EXERCISE OBJECTIVE — Omit pictures and quote the listing below line by line, from its start through the line that holds "Chart.register(...registerables);".
··· DATA SECTION
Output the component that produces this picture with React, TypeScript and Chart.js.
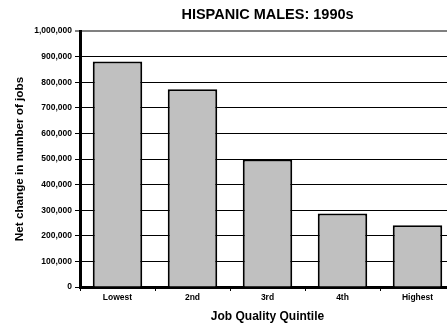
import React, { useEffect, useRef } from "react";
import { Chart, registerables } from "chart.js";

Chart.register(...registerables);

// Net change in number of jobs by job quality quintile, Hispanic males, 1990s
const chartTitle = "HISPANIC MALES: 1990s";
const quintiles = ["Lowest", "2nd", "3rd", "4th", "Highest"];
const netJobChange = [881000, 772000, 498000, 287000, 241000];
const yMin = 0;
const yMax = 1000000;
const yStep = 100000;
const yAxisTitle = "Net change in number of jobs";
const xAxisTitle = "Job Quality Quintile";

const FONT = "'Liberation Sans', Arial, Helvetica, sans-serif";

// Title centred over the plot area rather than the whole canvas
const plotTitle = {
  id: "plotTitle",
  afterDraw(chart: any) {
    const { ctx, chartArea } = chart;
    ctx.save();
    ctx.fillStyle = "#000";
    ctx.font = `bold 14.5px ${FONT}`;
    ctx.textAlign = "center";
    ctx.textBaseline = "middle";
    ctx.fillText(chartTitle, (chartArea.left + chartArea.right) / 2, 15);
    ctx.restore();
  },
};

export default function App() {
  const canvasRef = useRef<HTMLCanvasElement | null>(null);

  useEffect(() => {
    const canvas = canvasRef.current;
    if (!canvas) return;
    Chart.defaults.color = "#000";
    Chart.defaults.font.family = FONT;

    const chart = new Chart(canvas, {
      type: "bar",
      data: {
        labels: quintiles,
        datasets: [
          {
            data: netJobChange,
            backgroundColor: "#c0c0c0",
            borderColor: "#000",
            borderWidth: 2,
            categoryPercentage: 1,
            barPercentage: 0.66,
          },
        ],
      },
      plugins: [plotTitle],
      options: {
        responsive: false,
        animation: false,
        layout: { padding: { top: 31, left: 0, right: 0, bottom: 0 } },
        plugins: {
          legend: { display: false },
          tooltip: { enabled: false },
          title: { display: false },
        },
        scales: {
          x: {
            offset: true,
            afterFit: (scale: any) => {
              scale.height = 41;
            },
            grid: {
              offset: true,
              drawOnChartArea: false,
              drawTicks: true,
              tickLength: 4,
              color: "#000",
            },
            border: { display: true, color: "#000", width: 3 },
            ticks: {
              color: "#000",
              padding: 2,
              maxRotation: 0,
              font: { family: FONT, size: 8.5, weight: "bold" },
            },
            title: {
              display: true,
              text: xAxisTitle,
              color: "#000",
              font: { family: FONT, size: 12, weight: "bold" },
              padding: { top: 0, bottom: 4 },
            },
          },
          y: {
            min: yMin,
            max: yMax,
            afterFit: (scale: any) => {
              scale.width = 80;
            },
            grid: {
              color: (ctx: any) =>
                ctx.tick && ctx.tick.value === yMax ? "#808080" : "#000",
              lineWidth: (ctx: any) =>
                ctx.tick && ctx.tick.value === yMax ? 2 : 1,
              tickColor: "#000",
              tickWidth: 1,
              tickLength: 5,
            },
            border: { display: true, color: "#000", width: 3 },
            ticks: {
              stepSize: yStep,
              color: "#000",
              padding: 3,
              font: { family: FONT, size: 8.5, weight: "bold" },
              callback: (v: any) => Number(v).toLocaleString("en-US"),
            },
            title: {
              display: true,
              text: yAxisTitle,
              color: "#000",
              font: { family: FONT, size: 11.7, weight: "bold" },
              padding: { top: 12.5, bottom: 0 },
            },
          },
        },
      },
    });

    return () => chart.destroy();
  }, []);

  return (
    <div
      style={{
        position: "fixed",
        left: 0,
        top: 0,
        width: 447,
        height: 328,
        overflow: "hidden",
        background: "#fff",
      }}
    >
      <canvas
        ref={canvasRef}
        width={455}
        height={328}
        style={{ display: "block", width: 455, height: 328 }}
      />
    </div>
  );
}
······
THE SOLUTION —
Output the component that produces this picture with React, TypeScript and Chart.js.
import React, { useEffect, useRef } from "react";
import { Chart, registerables } from "chart.js";

Chart.register(...registerables);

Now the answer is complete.